Are you sure? I'd actually say the opposite. The types of people who install Ubuntu, Debian, have Chromebooks, etc (which are on Wayland) won't have replied to this survey because they install and forget, but the people who like to rice their systems, use TWMs, etc and have strong opinions on Wayland/SystemD/Flatpaks etc are more likely to reply to this
Waiting for explicit sync support from nvidia but even then, I doubt I'll switch until I can enable tearing. I'm sensitive to input latency and playing on wayland feels like my aim is floating
It is possible, although unlikely, that it is the display server for WebOS, the OS Palm built and LG bought. I seem to recall them having their own display server.
Anyone who needs accessibility is screwed as Wayland takes over. Let's hope we can still choose for another say 40 years. Then, I'll be done, and Wayland can rule. Pity those who will still need accessibility options though.

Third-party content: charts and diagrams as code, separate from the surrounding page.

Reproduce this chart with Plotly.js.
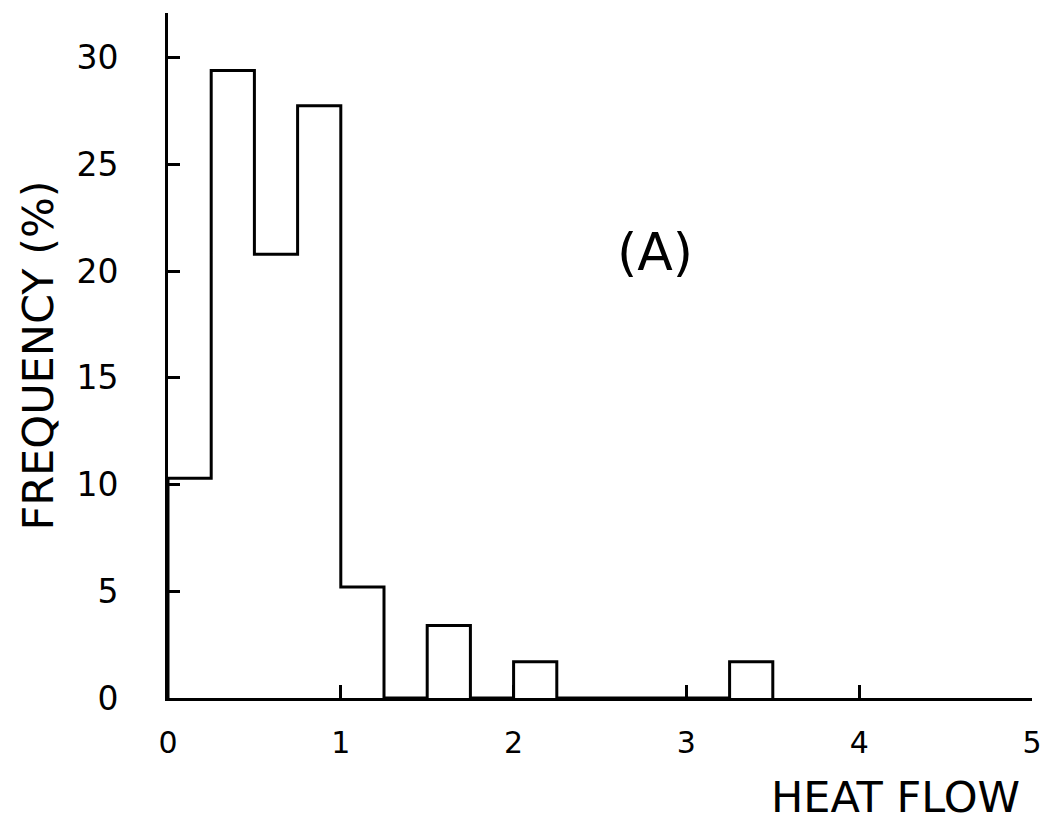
<!DOCTYPE html>
<html>
<head>
<meta charset="utf-8">
<script src="https://cdn.plot.ly/plotly-3.0.1.min.js"></script>
<style>html,body{margin:0;padding:0;background:#fff;}#chart{width:1047px;height:822px;}</style>
</head>
<body>
<div id="chart"></div>
<script>
// Histogram of heat flow (bin width 0.25), drawn as a stepped outline
const binStart = [0, 0.25, 0.5, 0.75, 1.0, 1.25, 1.5, 1.75, 2.0, 2.25, 2.5, 2.75, 3.0, 3.25, 3.5];
const frequency = [10.3, 29.4, 20.8, 27.75, 5.2, 0, 3.4, 0, 1.7, 0, 0, 0, 0, 1.7, 0];
const xTicks = [0, 1, 2, 3, 4, 5];
const xTickLabels = ["0", "1", "2", "3", "4", "5"];
const yTicks = [0, 5, 10, 15, 20, 25, 30];
const yTickLabels = ["0", "5", "10", "15", "20", "25", "30"];
const xTitle = "HEAT FLOW";
const yTitle = "FREQUENCY (%)";
const panelLabel = "(A)";

const FONT = "DejaVu Sans, sans-serif";

// step outline: start at the baseline, then each bin's level from its left edge
const stepX = [binStart[0]].concat(binStart);
const stepY = [0].concat(frequency);

const trace = {
  type: "scatter", mode: "lines",
  x: stepX, y: stepY,
  line: {shape: "hv", color: "#000", width: 3},
  hoverinfo: "skip", cliponaxis: false
};

const layout = {
  width: 1047, height: 822,
  margin: {l: 168, r: 15, t: 13, b: 124},
  paper_bgcolor: "#fff", plot_bgcolor: "#fff",
  showlegend: false,
  xaxis: {
    range: [0, 5], showline: true, linewidth: 3, linecolor: "#000",
    ticks: "inside", ticklen: 13, tickwidth: 3, tickcolor: "#000",
    tickvals: xTicks, ticktext: xTickLabels,
    tickfont: {family: FONT, size: 30, color: "#000"},
    ticklabelstandoff: 16,
    showgrid: false, zeroline: false, fixedrange: true
  },
  yaxis: {
    range: [0, 32.1], showline: true, linewidth: 3, linecolor: "#000",
    ticks: "inside", ticklen: 12, tickwidth: 3, tickcolor: "#000",
    tickvals: yTicks, ticktext: yTickLabels,
    tickfont: {family: FONT, size: 33, color: "#000"},
    ticklabelstandoff: 40,
    showgrid: false, zeroline: false, fixedrange: true
  },
  annotations: [
    {text: panelLabel, xref: "x", yref: "y", x: 2.82, y: 20.9, showarrow: false,
     xanchor: "center", yanchor: "middle", font: {family: FONT, size: 52, color: "#000"}},
    {text: xTitle, xref: "paper", yref: "paper", x: 1, y: -0.177, showarrow: false,
     xanchor: "right", yanchor: "bottom", xshift: -10, yshift: -5, font: {family: FONT, size: 43, color: "#000"}},
    {text: yTitle, xref: "paper", yref: "paper", x: 0, y: 0.5, showarrow: false, textangle: -90,
     xanchor: "center", yanchor: "middle", xshift: -131, font: {family: FONT, size: 43, color: "#000"}}
  ]
};

Plotly.newPlot("chart", [trace], layout, {displayModeBar: false, staticPlot: true});
</script>
</body>
</html>
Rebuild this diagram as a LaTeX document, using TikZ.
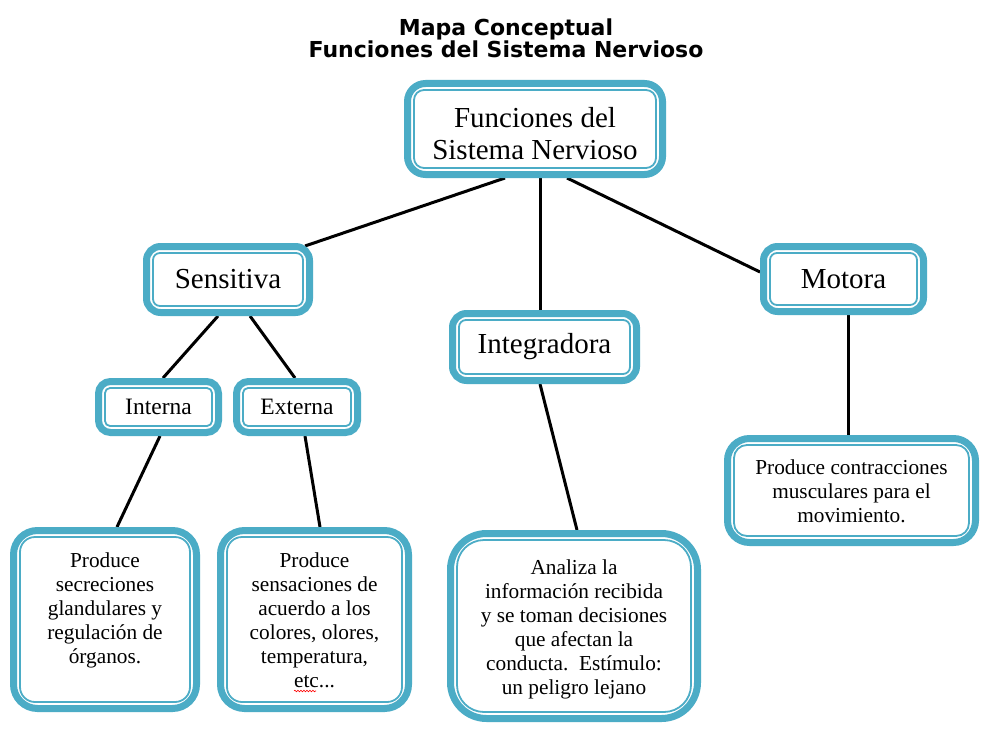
\documentclass[tikz,border=0pt]{standalone}
\usepackage{fontspec}
\setmainfont{Liberation Serif}
\newfontfamily\titlefont{DejaVu Sans}
\usetikzlibrary{calc,backgrounds,decorations.pathmorphing}
\definecolor{aqua}{HTML}{4BACC6}
\tikzset{
  cbox/.style={draw=aqua, line width=7pt, fill=white, inner sep=0pt, outer sep=3.5pt,
    align=center, rounded corners=#1},
  cbox/.default=14pt,
  inline/.style={draw=aqua, line width=1.8pt},
  conn/.style={draw=black, line width=3pt},
  bigtxt/.style={font=\fontsize{29}{32}\selectfont},
  midtxt/.style={font=\fontsize{23.5}{26}\selectfont},
  smalltxt/.style={font=\fontsize{21.3}{24}\selectfont, align=center, inner sep=0pt},
  ttl/.style={font=\titlefont\bfseries\fontsize{22}{22}\selectfont, align=center, inner sep=0pt}
}
\begin{document}
\begin{tikzpicture}[x=1pt,y=-1pt]
\useasboundingbox (0,0) rectangle (990,733);
\node[ttl] (title) at (506,38) {Mapa Conceptual\\Funciones del Sistema Nervioso};

\node[cbox=18pt, minimum width=255pt, minimum height=91pt] (root) at (535,129) {};
\node[cbox, minimum width=163pt, minimum height=66pt, bigtxt] (sens) at (228,279.5) {Sensitiva};
\node[cbox, minimum width=184pt, minimum height=67pt, bigtxt] (integ) at (544.5,347) {Integradora};
\node[cbox, minimum width=160pt, minimum height=65pt, bigtxt] (mot) at (843.5,279) {Motora};
\node[cbox=12pt, minimum width=120pt, minimum height=51pt, midtxt] (int) at (158.5,407) {Interna};
\node[cbox=12pt, minimum width=121pt, minimum height=51pt, midtxt] (ext) at (297,407) {Externa};
\node[cbox=24pt, minimum width=183pt, minimum height=178pt] (b1) at (105,619.5) {};
\node[cbox=24pt, minimum width=188pt, minimum height=178pt] (b2) at (314.5,619.5) {};
\node[cbox=36pt, minimum width=247pt, minimum height=185pt] (b3) at (574,626) {};
\node[cbox=22pt, minimum width=248pt, minimum height=104pt] (b4) at (851.5,490.5) {};

\foreach \n/\r in {root/10pt, sens/7pt, integ/7pt, mot/7pt, int/5pt, ext/5pt, b1/15pt, b2/15pt, b3/27pt, b4/13pt}
  \draw[inline, rounded corners=\r] ([shift={(10pt,-10pt)}]\n.north west) rectangle ([shift={(-10pt,10pt)}]\n.south east);

\node[bigtxt, align=center, inner sep=0pt] (rt) at (535,134) {Funciones del\\Sistema Nervioso};
\node[smalltxt] (t1) at (105,610) {Produce\\secreciones\\glandulares y\\regulación de\\órganos.};
\node[smalltxt] (t2) at (314.5,620) {Produce\\sensaciones de\\acuerdo a los\\colores, olores,\\temperatura,\\etc...};
\node[smalltxt] (t3) at (574,629) {Analiza la\\información recibida\\y se toman decisiones\\que afectan la\\conducta.\ \ Estímulo:\\un peligro lejano};
\node[smalltxt] (t4) at (851.5,491) {Produce contracciones\\musculares para el\\movimiento.};

\draw[red, line width=0.6pt, decorate, decoration={snake, amplitude=0.8pt, segment length=3pt}] (294,691) -- (316,691);

\begin{pgfonlayer}{background}
\fill[white] (0,0) rectangle (990,733);
\draw[conn] ([xshift=-30pt]root.south) -- ([shift={(-8pt,-3pt)}]sens.north east);
\draw[conn] ([xshift=5pt]root.south) -- ([xshift=-4.5pt]integ.north);
\draw[conn] ([xshift=32pt]root.south) -- ([yshift=7pt]mot.west);
\draw[conn] ([xshift=-10pt]sens.south) -- ([xshift=4.5pt]int.north);
\draw[conn] ([xshift=22pt]sens.south) -- ([xshift=-2pt]ext.north);
\draw[conn] ([xshift=1.5pt]int.south) -- ([xshift=12pt]b1.north);
\draw[conn] ([xshift=8pt]ext.south) -- ([xshift=5.5pt]b2.north);
\draw[conn] ([xshift=-4.5pt]integ.south) -- ([xshift=3pt]b3.north);
\draw[conn] ([xshift=4.5pt]mot.south) -- ([xshift=-3.5pt]b4.north);
\end{pgfonlayer}
\end{tikzpicture}
\end{document}
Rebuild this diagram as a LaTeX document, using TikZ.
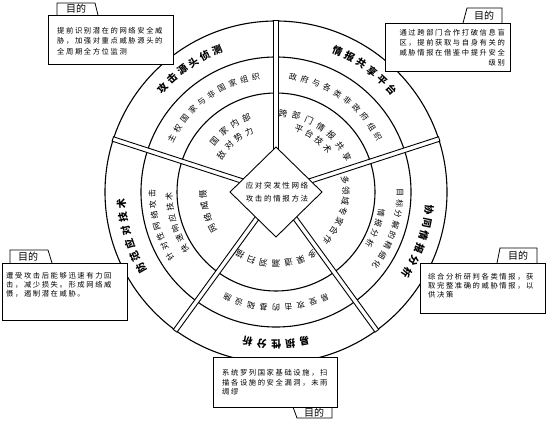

Are you serious? Every sane desktop is working on accessibility. I recently heard from System76 that they're putting in the effort for COSMIC, we have GNOME focusing a portion of that €1 million they got from Germany, on accessibility (last I heard, they're working on cross-desktop solutions). Now, I don't remember hearing much from Plasma on accessibility, but I think it's fair to assume they're also working on it.
User skullgiver provides an excellent answer as to why. It's a shame, but it's a reality that most apps won't expose themselves properly, and hence accessibility is over in Wayland. Despite their excellent efforts.